To permit field-independent manipulations to be made in the ray path, it is necessary to arrange in the ray path manipulation elements designed for this purpose—e.g., phase plates—at a plane conjugate with the objective pupil. As the back focal lengths of the exit pupils of most objectives are negative, and therefore the exit pupils of the objectives are virtually inside the objective, the objective pupil in conventional one- or two-stage microscopical imaging systems for widefield microscopical imaging of a sample are inaccessible unless a relay optical system is provided.
A microscopical imaging system with a relay optical system permitting targeted pupil manipulation outside the objective is described in U.S. Pat. No. 5,808,791, for example. The relay optical system disclosed there has an objective-side and an image-side component, with a pupil modulator—e.g., a phase plate or a contrast modulation element—being arranged between these components, at a plane on which the objective pupil is imaged. The image-side component may consist of two lens units. The pupil modulation element is a static element.
U.S. Pat. No. 5,959,772 described a relay optical system with variable magnification, i.e. with a zoom function. This system transfers an intermediate image to an image plane, in which a camera may be positioned. The relay optical system consists of five lens groups. A first lens group is focused on the intermediate image and thus collimates the rays coming from there. Three other lens groups together constitute the variable power system, with the two outer groups being displaceable along the optical axis. A fifth lens group finally projects the collimated ray path onto the image plane. Pupil manipulation is not intended in this system.
U.S. Pat. No. 7,952,800 also describes a relay optical system with variable magnification. The relay system disclosed therein transfers a magnified intermediate image to an image plane; at the same time, the system is designed in such a way that zooming changes the positions of the entrance and exit pupils but minimally. The system consists of five lens groups, four of which are arranged on the objective side, i.e. between the objective and a pupil plane within the relay system, and three of these four lens groups can be displaced relative to the others and to each other to ensure the zoom function. A fifth lens group, consisting of a cemented component, is arranged on the image side, i.e. between the pupil plane and the image plane or exit pupil, respectively.
Commonly, such relay systems can only be applied with image fields smaller than those used in widefield microscopy; moreover, they are designed for a narrow spectral range only.

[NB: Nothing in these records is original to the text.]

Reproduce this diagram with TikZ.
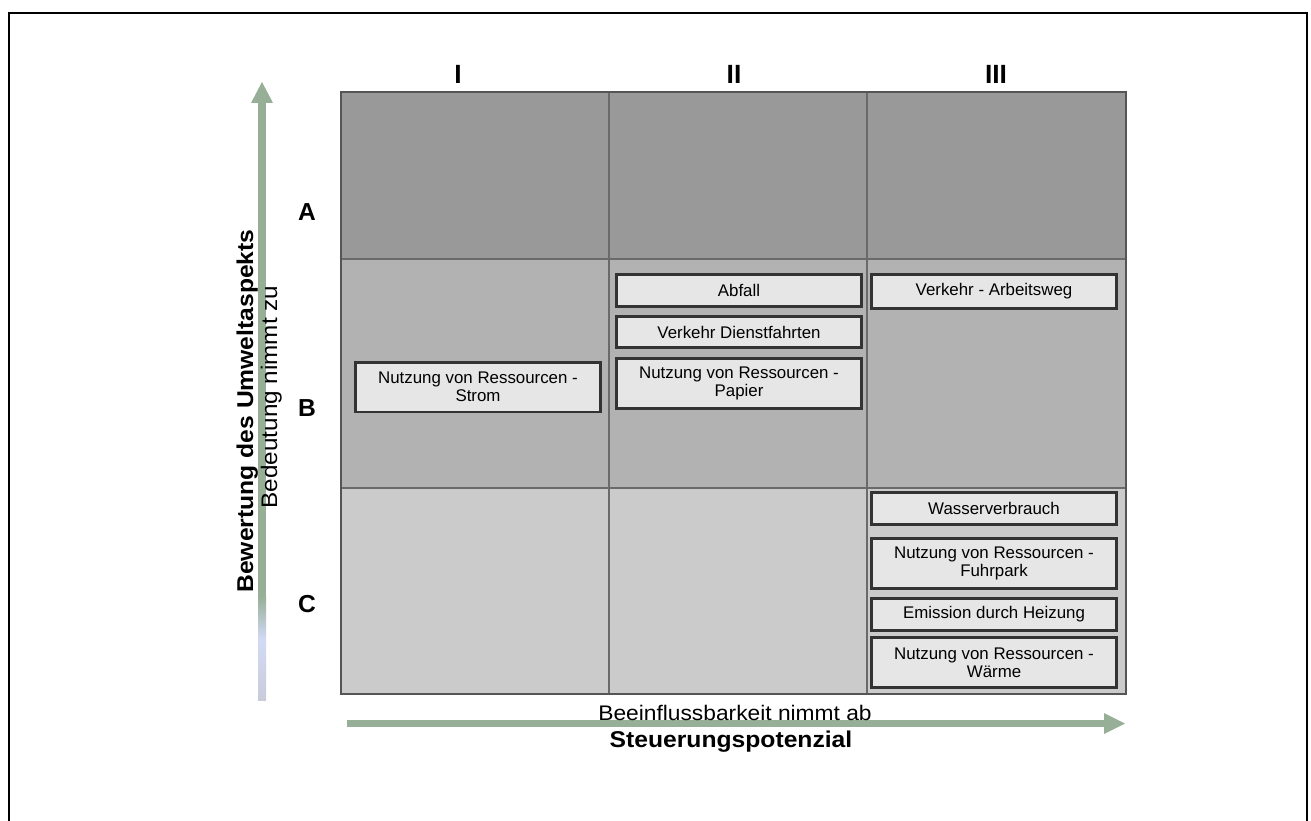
\documentclass[tikz,border=0pt]{standalone}
\usepackage{fontspec}
\setmainfont{Liberation Sans}
\newfontfamily\breitfont[FakeStretch=1.08]{Liberation Sans}
\definecolor{zeileA}{HTML}{999999}
\definecolor{zeileB}{HTML}{B2B2B2}
\definecolor{zeileC}{HTML}{CBCBCB}
\definecolor{boxfill}{HTML}{E6E6E6}
\definecolor{boxline}{HTML}{333333}
\definecolor{gitter}{HTML}{6A6A6A}
\definecolor{pfeilgruen}{HTML}{97AE97}
\definecolor{pfeilblau}{HTML}{D2DAF5}
\definecolor{pfeilgrau}{HTML}{C9CBDA}

\begin{document}
\begin{tikzpicture}[x=0.02cm,y=-0.02cm]
	\tikzstyle{aspekt}=[draw=boxline,line width=1.7pt,fill=boxfill,align=center,minimum width=4.9cm,inner sep=1pt,font=\fontsize{9.6}{10.4}\selectfont]
	\tikzstyle{klasse}=[font=\fontsize{15}{18}\selectfont\bfseries]
	\tikzstyle{stufe}=[font=\fontsize{14}{17}\selectfont\bfseries]
	\tikzstyle{achse}=[anchor=base,inner sep=0pt,font=\breitfont\fontsize{12}{14}\selectfont]
	\tikzstyle{titel}=[anchor=base,inner sep=0pt,font=\breitfont\fontsize{13}{15}\selectfont\bfseries]
	\tikzstyle{pfeil}=[fill=pfeilgruen]
	\useasboundingbox (0,0) rectangle (1311,821);
	\draw[line width=1.4pt] (9,821) -- (9,13) -- (1307,13) -- (1307,821);
	\fill[zeileA] (341,92) rectangle (1126,259);
	\fill[zeileB] (341,259) rectangle (1126,488);
	\fill[zeileC] (341,488) rectangle (1126,694);
	\draw[gitter,line width=0.6pt] (609,92) -- (609,694) (867,92) -- (867,694) (341,259) -- (1126,259) (341,488) -- (1126,488);
	\draw[gitter!80!black,line width=0.8pt] (341,92) rectangle (1126,694);
	\node[klasse] (I) at (458,74) {I};
	\node[klasse] (II) at (734,74) {II};
	\node[klasse] (III) at (996,74) {III};
	\node[stufe] (A) at (307,212) {A};
	\node[stufe] (B) at (307,408) {B};
	\node[stufe] (C) at (307,604) {C};
	\coordinate (vfuss) at (262,700);
	\coordinate (vspitze) at (262,82);
	\shade[bottom color=pfeilgrau,top color=pfeilblau] (258,700) rectangle (266,640);
	\shade[bottom color=pfeilblau,top color=pfeilgruen] (258,640) rectangle (266,596);
	\fill[pfeil] (258,597) rectangle (266,103);
	\fill[pfeil] (251,103) -- (vspitze) -- (273,103) -- cycle;
	\coordinate (hfuss) at (347,723.5);
	\coordinate (hspitze) at (1125,723.5);
	\fill[pfeil] (hfuss) ++(0,-3.5) rectangle (1104,727);
	\fill[pfeil] (1104,713) -- (hspitze) -- (1104,734) -- cycle;
	\node[titel,rotate=90] (bewertung) at (253,411) {Bewertung des Umweltaspekts};
	\node[achse,rotate=90,font=\breitfont\fontsize{12.8}{14}\selectfont] (bedeutung) at (277,397) {Bedeutung nimmt zu};
	\node[achse] (einfluss) at (735,720) {Beeinflussbarkeit nimmt ab};
	\node[titel] (steuerung) at (731,747) {Steuerungspotenzial};
	\node[aspekt,minimum height=1cm] (strom) at (478,387) {Nutzung von Ressourcen -\\Strom};
	\node[aspekt,minimum height=0.64cm] (abfall) at (739,290.5) {Abfall};
	\node[aspekt,minimum height=0.62cm] (dienst) at (739,332) {Verkehr Dienstfahrten};
	\node[aspekt,minimum height=1cm] (papier) at (739,383.5) {Nutzung von Ressourcen -\\Papier};
	\node[aspekt,minimum height=0.68cm] (arbeitsweg) at (994,291.5) {Verkehr - Arbeitsweg};
	\node[aspekt,minimum height=0.64cm] (wasser) at (994,508.5) {Wasserverbrauch};
	\node[aspekt,minimum height=1cm] (fuhrpark) at (994,563.5) {Nutzung von Ressourcen -\\Fuhrpark};
	\node[aspekt,minimum height=0.64cm] (heizung) at (994,614.5) {Emission durch Heizung};
	\node[aspekt,minimum height=1cm] (waerme) at (994,662.5) {Nutzung von Ressourcen -\\Wärme};
\end{tikzpicture}
\end{document}
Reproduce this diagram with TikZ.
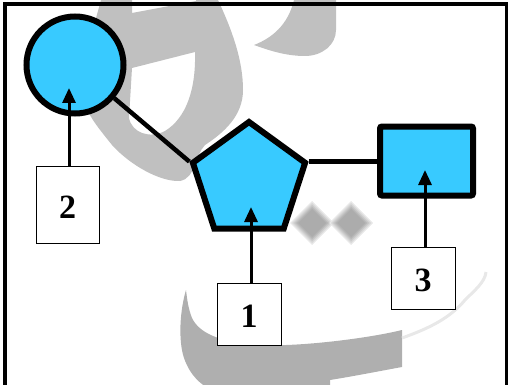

In recent years, furthermore, adaptive elements such as, e.g., membrane mirrors or spatial light modulators (SLMs) have continuously been improved technically, so that now they are generally applicable in commercial widefield microscopy and, in fact, are used for correcting optical aberrations, implementing special contrasting methods and fast focusing, to name but a few examples. One example of this is described in U.S. Pat. No. 7,764,433. To ensure a field-independent effect of the adaptive optical element, it is placed at a pupil plane and can be used, e.g., to correct spherical aberrations as a function of the depth of focus. For this purpose, the adaptive optical element is positioned at a plane that is conjugate with the objective plane, where the position of each light ray depends on the angle of emergence from the sample only. For this purpose, the arrangement described in U.S. Pat. No. 7,764,433 is also provided with a relay optical system, which consists of a single lens each on the objective side and on the image side, between which the adaptive optical element is arranged. In the simplest case, this is a so-called 4f system, with the relay lengths corresponding to twice the two focal lengths of the lenses of the relay optical system.
With such a system, it is not possible, though, to effect comprehensive color correction for large spectral ranges; moreover, chromatic aberrations with regard to the image field cannot be corrected satisfactorily, if at all. Moreover, the system is not designed for the use of reflective adaptive optical elements either, in which an oblique incidence to or exit from the adaptive element may cause further aberrations. Even though an adaptive optical element is employed, color-dependent aberrations will occur if the pupil position for different light colors is attained only with a finite accuracy or if the pupil size is not filled exactly; these aberrations increase in proportion with the size of the field angle, which in widefield microscopy is particularly large.